[EXERCISE BRIEF] Work through the data line by line, gathering every line that has the word "chart".

· · · · ·

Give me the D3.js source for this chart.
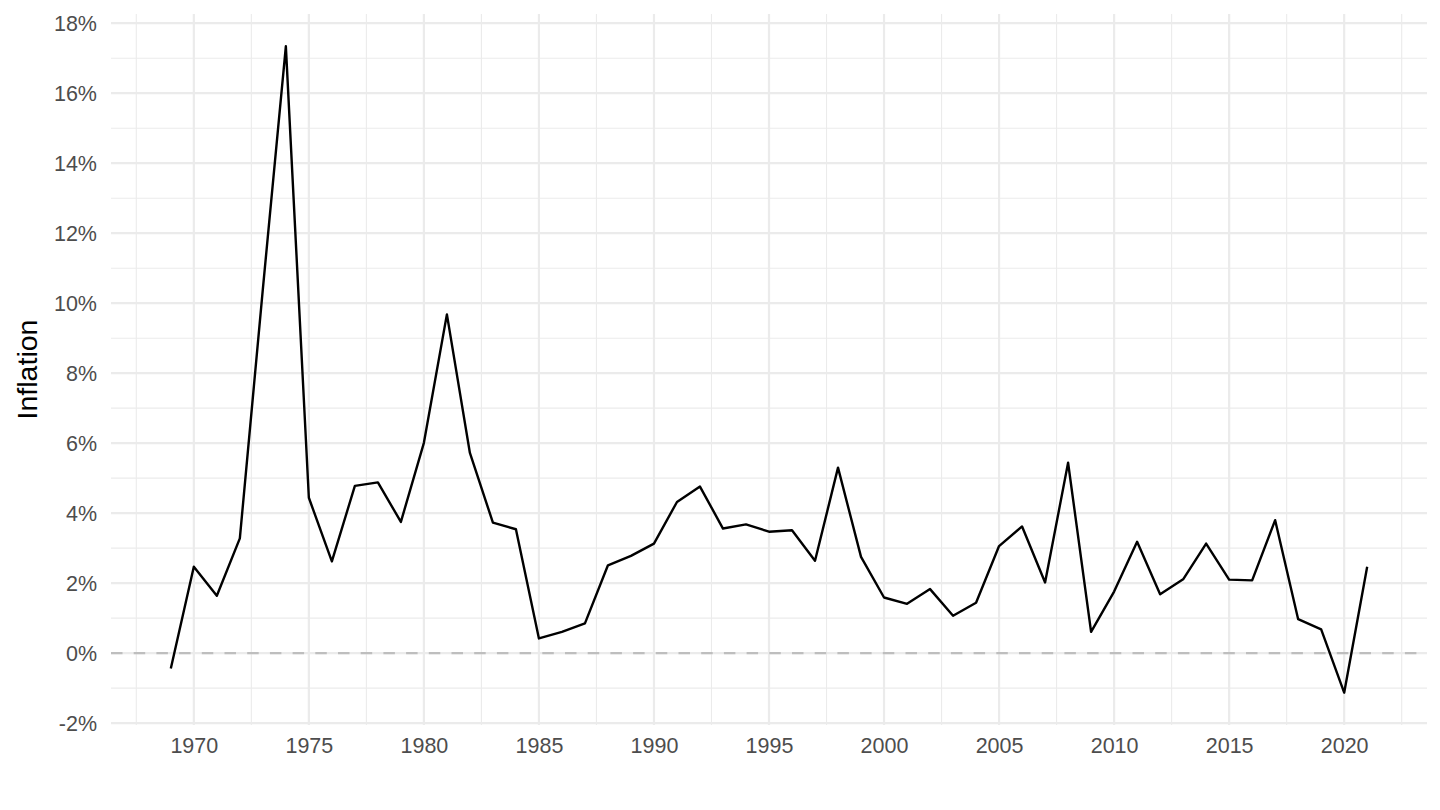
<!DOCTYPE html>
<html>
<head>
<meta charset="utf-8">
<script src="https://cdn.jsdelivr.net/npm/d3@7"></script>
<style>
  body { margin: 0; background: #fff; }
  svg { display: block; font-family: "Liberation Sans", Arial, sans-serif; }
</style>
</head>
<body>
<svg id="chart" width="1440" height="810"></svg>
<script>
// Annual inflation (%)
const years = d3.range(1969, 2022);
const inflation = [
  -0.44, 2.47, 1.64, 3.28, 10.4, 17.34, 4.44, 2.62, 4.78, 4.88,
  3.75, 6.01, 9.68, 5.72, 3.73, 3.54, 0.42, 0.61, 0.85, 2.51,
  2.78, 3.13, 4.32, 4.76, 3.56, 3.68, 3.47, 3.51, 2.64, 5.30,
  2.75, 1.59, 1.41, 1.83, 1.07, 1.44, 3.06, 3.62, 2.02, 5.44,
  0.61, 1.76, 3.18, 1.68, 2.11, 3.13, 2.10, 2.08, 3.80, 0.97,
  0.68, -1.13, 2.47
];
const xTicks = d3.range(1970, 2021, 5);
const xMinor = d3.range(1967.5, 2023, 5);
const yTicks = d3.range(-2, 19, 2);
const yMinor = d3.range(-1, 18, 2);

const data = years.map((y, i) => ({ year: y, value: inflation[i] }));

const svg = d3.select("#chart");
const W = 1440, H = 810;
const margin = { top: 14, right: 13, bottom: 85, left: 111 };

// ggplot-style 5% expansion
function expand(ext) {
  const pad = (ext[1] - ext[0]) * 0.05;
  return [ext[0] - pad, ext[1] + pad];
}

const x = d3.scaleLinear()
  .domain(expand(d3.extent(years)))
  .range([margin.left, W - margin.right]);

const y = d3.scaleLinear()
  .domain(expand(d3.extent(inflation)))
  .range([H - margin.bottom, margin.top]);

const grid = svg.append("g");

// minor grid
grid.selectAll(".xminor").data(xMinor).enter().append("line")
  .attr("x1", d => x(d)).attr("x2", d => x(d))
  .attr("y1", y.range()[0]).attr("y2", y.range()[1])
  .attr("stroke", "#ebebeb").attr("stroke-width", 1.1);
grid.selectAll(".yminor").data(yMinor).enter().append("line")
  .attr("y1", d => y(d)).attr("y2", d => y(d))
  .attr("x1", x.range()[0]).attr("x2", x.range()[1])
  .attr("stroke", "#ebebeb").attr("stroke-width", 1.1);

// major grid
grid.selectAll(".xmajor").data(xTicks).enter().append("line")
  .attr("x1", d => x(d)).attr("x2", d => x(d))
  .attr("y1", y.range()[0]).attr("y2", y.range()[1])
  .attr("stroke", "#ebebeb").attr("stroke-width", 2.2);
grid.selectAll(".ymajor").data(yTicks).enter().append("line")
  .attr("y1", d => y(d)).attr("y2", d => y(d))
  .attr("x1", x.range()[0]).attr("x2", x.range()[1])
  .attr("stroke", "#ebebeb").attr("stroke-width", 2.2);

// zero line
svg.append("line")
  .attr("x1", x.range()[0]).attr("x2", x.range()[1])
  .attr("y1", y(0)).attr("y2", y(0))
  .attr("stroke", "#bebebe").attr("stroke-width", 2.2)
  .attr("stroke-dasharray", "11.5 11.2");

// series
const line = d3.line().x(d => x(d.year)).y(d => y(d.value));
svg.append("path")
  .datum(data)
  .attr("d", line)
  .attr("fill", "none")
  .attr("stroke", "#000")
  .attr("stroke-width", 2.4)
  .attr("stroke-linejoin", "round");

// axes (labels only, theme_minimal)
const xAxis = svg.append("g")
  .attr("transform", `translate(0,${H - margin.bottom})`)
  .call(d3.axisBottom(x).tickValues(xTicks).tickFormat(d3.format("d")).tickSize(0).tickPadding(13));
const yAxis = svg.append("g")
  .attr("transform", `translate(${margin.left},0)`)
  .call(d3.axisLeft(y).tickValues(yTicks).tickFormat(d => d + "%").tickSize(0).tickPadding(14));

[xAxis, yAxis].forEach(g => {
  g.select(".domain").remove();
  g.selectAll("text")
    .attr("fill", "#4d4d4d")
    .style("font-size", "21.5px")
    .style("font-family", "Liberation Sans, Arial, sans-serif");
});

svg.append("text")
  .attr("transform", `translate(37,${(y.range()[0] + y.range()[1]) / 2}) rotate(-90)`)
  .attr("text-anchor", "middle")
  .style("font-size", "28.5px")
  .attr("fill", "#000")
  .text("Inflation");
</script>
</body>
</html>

· · · · ·

[ANSWER FOR THE TASK]
Give me the D3.js source for this chart.
<svg id="chart" width="1440" height="810"></svg>
const svg = d3.select("#chart");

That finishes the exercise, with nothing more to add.